**OBJECTIVE:**
Write the lines out again, from the top of the material to the line containing "anchor=base] (ch5b) at", pictures excluded.

★ ★ ★ ★

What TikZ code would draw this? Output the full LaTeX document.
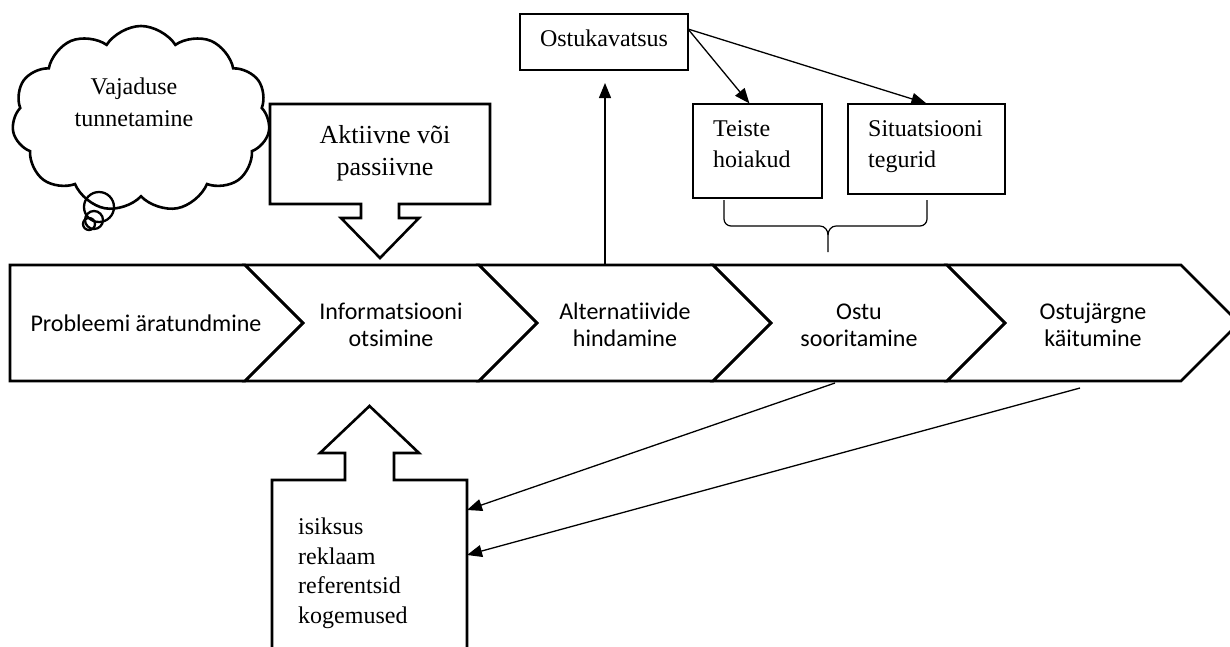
\documentclass[tikz,border=0pt]{standalone}
\usepackage{fontspec}
\setmainfont{Liberation Serif}
\newfontfamily\chevfont[Ligatures=NoCommon]{Carlito}
\usetikzlibrary{arrows.meta,shapes.symbols,calc}
\tikzset{
  thickline/.style={line width=2.6pt, line join=miter},
  thinline/.style={line width=1.2pt},
  conn/.style={line width=1.3pt, -{Triangle[length=15pt,width=12pt]}},
  boxed/.style={draw, line width=1.2pt, inner sep=0pt},
  serif/.style={font=\fontsize{24}{32}\selectfont, inner sep=0pt},
  bigserif/.style={font=\fontsize{26}{34}\selectfont, inner sep=0pt},
  chev/.style={font=\chevfont\fontsize{24}{27}\selectfont, inner sep=0pt},
}
\begin{document}
\begin{tikzpicture}[x=1pt,y=-1pt]
\useasboundingbox (0,0) rectangle (1230,646);
\clip (0,0) rectangle (1230,646);

% ---------- chevrons ----------
\draw[thickline] (10,265) -- (245,265) -- (303,323) -- (245,381) -- (10,381) -- cycle;
\foreach \L in {245,479,713,947}{
  \draw[thickline] (\L,265) -- ({\L+234},265) -- ({\L+292},323) -- ({\L+234},381) -- (\L,381) -- ({\L+58},323) -- cycle;
}
\node[chev, anchor=base] (ch1) at (146,331) {Probleemi äratundmine};
\node[chev, anchor=base] (ch2a) at (391,319) {Informatsiooni};
\node[chev, anchor=base] (ch2b) at (391,346) {otsimine};
\node[chev, anchor=base] (ch3a) at (625,319) {Alternatiivide};
\node[chev, anchor=base] (ch3b) at (625,346) {hindamine};
\node[chev, anchor=base] (ch4a) at (859,319) {Ostu};
\node[chev, anchor=base] (ch4b) at (859,346) {sooritamine};
\node[chev, anchor=base] (ch5a) at (1093,319) {Ostujärgne};
\node[chev, anchor=base] (ch5b) at (1093,346) {käitumine};

% ---------- cloud ----------
\node[cloud, draw, thickline, cloud puffs=11, cloud puff arc=115, cloud ignores aspect,
      minimum width=258pt, minimum height=186pt, inner sep=0pt] (cloud) at (141,119) {};
\node[serif, anchor=base] (cl1) at (134,94) {Vajaduse};
\node[serif, anchor=base] (cl2) at (134,126) {tunnetamine};
\draw[line width=2.3pt] (99,207) circle (15);
\draw[line width=2.3pt] (94,220) circle (9);
\draw[line width=2.3pt] (89,224) circle (6);

% ---------- down callout ----------
\draw[thickline] (270,104) -- (490,104) -- (490,204) -- (399,204) -- (399,218) -- (419,218)
  -- (380,258) -- (341,218) -- (361,218) -- (361,204) -- (270,204) -- cycle;
\node[bigserif, anchor=base] (ak1) at (385,143) {Aktiivne või};
\node[bigserif, anchor=base] (ak2) at (385,175) {passiivne};

% ---------- Ostukavatsus and factors ----------
\node[boxed, minimum width=168pt, minimum height=56pt] (okv) at (604,42) {};
\node[serif, anchor=base] (okvt) at (604,46) {Ostukavatsus};
\node[boxed, minimum width=129pt, minimum height=94pt] (teiste) at (757.5,151) {};
\node[serif, anchor=base west] (te1) at (713,136) {Teiste};
\node[serif, anchor=base west] (te2) at (713,167) {hoiakud};
\node[boxed, minimum width=157pt, minimum height=90pt] (sit) at (926.5,149) {};
\node[serif, anchor=base west] (si1) at (868,136) {Situatsiooni};
\node[serif, anchor=base west] (si2) at (868,167) {tegurid};

\coordinate (c3top) at (605,265);
\coordinate (okvin) at (605,83);
\coordinate (okvout) at (688,29);
\draw[conn] (c3top) -- (okvin);
\draw[conn] (okvout) -- ($(teiste.north west)+(57,0)$);
\draw[conn] (okvout) -- ($(sit.north west)+(79,0)$);

% brace
\draw[thinline] (724,200) -- (724,219) to[out=-90,in=180] (731,226) -- (820,226)
  to[out=0,in=90] (828,235) -- (828,252);
\draw[thinline] (828,235) to[out=90,in=180] (836,226) -- (920,226)
  to[out=0,in=-90] (927,219) -- (927,200);

% ---------- up callout ----------
\draw[thickline] (272,660) -- (272,480) -- (345,480) -- (345,453) -- (320,453) -- (369.5,406)
  -- (419,453) -- (394,453) -- (394,480) -- (467,480) -- (467,660);
\node[serif, anchor=base west] (li1) at (298,534) {isiksus};
\node[serif, anchor=base west] (li2) at (298,564) {reklaam};
\node[serif, anchor=base west] (li3) at (298,593) {referentsid};
\node[serif, anchor=base west] (li4) at (298,623) {kogemused};

\coordinate (c4bot) at (835,383);
\coordinate (c5bot) at (1080,388);
\coordinate (upin1) at (467,510);
\coordinate (upin2) at (467,555);
\draw[conn] (c4bot) -- (upin1);
\draw[conn] (c5bot) -- (upin2);
\end{tikzpicture}
\end{document}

★ ★ ★ ★

**TASK RESPONSE:**
What TikZ code would draw this? Output the full LaTeX document.
\documentclass[tikz,border=0pt]{standalone}
\usepackage{fontspec}
\setmainfont{Liberation Serif}
\newfontfamily\chevfont[Ligatures=NoCommon]{Carlito}
\usetikzlibrary{arrows.meta,shapes.symbols,calc}
\tikzset{
  thickline/.style={line width=2.6pt, line join=miter},
  thinline/.style={line width=1.2pt},
  conn/.style={line width=1.3pt, -{Triangle[length=15pt,width=12pt]}},
  boxed/.style={draw, line width=1.2pt, inner sep=0pt},
  serif/.style={font=\fontsize{24}{32}\selectfont, inner sep=0pt},
  bigserif/.style={font=\fontsize{26}{34}\selectfont, inner sep=0pt},
  chev/.style={font=\chevfont\fontsize{24}{27}\selectfont, inner sep=0pt},
}
\begin{document}
\begin{tikzpicture}[x=1pt,y=-1pt]
\useasboundingbox (0,0) rectangle (1230,646);
\clip (0,0) rectangle (1230,646);

% ---------- chevrons ----------
\draw[thickline] (10,265) -- (245,265) -- (303,323) -- (245,381) -- (10,381) -- cycle;
\foreach \L in {245,479,713,947}{
  \draw[thickline] (\L,265) -- ({\L+234},265) -- ({\L+292},323) -- ({\L+234},381) -- (\L,381) -- ({\L+58},323) -- cycle;
}
\node[chev, anchor=base] (ch1) at (146,331) {Probleemi äratundmine};
\node[chev, anchor=base] (ch2a) at (391,319) {Informatsiooni};
\node[chev, anchor=base] (ch2b) at (391,346) {otsimine};
\node[chev, anchor=base] (ch3a) at (625,319) {Alternatiivide};
\node[chev, anchor=base] (ch3b) at (625,346) {hindamine};
\node[chev, anchor=base] (ch4a) at (859,319) {Ostu};
\node[chev, anchor=base] (ch4b) at (859,346) {sooritamine};
\node[chev, anchor=base] (ch5a) at (1093,319) {Ostujärgne};
\node[chev, anchor=base] (ch5b) at (1093,346) {käitumine};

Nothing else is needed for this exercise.